“Birdbrain…” It’s more an insult to our feathered brethren than to the human deemed short on intellect.
Even if you have never been fortunate enough to watch at close quarters as a peregrine falcon does the avian equivalent of a transonic dive, seen a bald eagle just yards away somehow propel itself back into the sky after topping its tanks on a carcass, marveled at a hummingbird sipping nectar or watched a hawk pursue its prey through the woods without poking an eye out and snapping a wing off, it’s clear that even the lowly starling or pigeon has mastered skills that eluded man until the dawn of the last century. Troublingly, as Matt Thurber’s special report on pilot training examines, these innate skills elude some allegedly trained pilots even to this day.
Broadly speaking, ab initio training has withered under the spectacular advances in technology that have given the inanimate airplane itself more innate intuition than possessed in some cases by the pilot, thanks to fly-by-wire and the positional awareness of modern avionics displays. The concern has frequently been voiced that modern professional pilots are more steeped in systems operation than in the fine print of using the laws of aerodynamics to defeat the laws of gravity.

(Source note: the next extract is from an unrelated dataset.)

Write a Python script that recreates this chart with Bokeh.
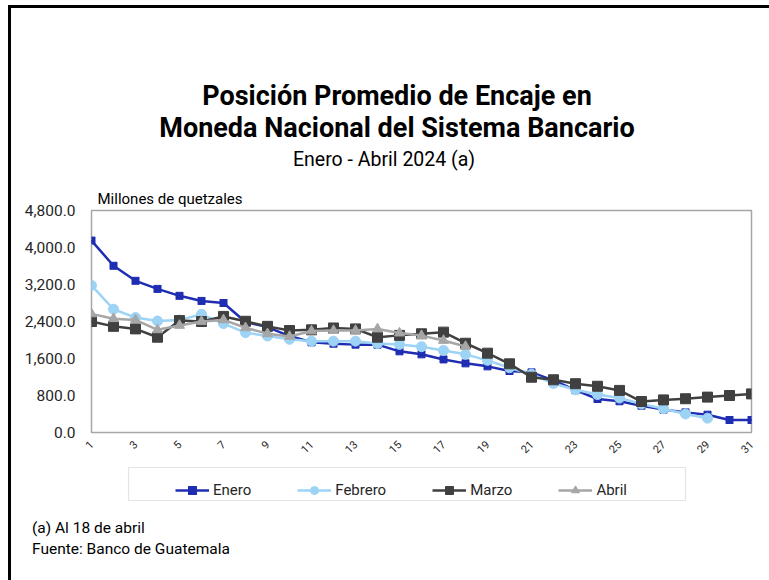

Two birdbrain airline pilots who (in 1983 and 2009) spectacularly pulled off deadstick landings in people-packed jetliners symbolize the payoff of putting early emphasis on solid stick-and-rudder skills as the foundation for all that follows. Their feats stand in contrast to two recent airline disasters that cast doubt on modern pilot stick-and-rudder skill. The two birdbrain heroes each had experience in gliders. That’s how I started flying at the age of 15, and the experience taught me at the outset how to recognize and nurture every knot of speed and every foot of altitude. There is a case to be made for all aspiring pilots, even in 2012, to start laying the foundations with this rawest form of flying and energy management.